In the 1990s, Israel passed one of the most progressive national health care bills in the world. Today, its promise is compromised by underfunding.
Perhaps more important than any specific court ruling or policy, is the national ethos. The fact that most Israelis truly believe we have the most moral army in the world, indicates that Israelis aspire to having the most moral army in the world. The fact that I can still believe in the basic goodness and decency of my fellow Israelis gives me hope, and allows me to continue year after year. However, not only do most Israelis live in a self-created bubble allowing themselves to ignore the reality in the Occupied Territories, but even those who understand that injustice is rampant are experiencing “Occupation fatigue.” They don’t see a solution in the offing, and want to focus their attention elsewhere.

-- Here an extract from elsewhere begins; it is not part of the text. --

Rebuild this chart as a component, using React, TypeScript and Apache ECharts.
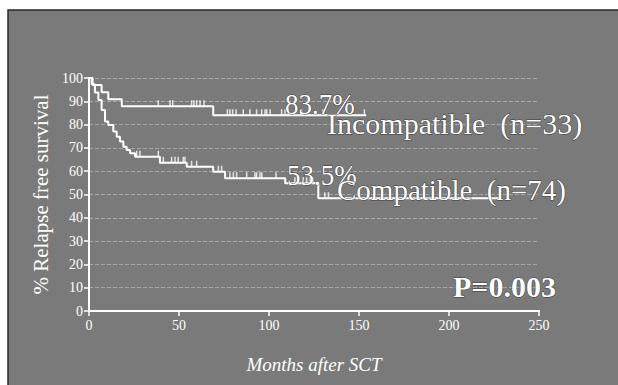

We are still in the desert, doing our best to get to Sinai. The message of both Vorspan and Heschel is that we must “keep our eyes on the prize” not only between Passover and Shavuot, but throughout the year and every year, in a sacred covenant between the generations. We would do well to remember the teaching of the 19th century Rabbi Shimshon Rafael Hirsch on the counting of the omer:
“You have already celebrated the festival of your freedom. You have already given thanks to God for the independence that you have been privileged to receive, dwelling in your Land and eating from the bread of the Land. You already achieved the freedom and the wellbeing of independence, that generally are thought of as the ultimate goal of all national aspirations. However, you are to see yourselves as only at the outset of your national purpose; Now you must begin to count towards the achievement of another goal. As it is stated differently in Deuteronomy 16:9, ‘Start counting the seven weeks when the sickle is first put to the standing grain. Where others finish counting, you must begin your counting.’ ”
Khag Sameakh. This Shavuot may we all receive the Torah and inspiration to continue towards Sinai.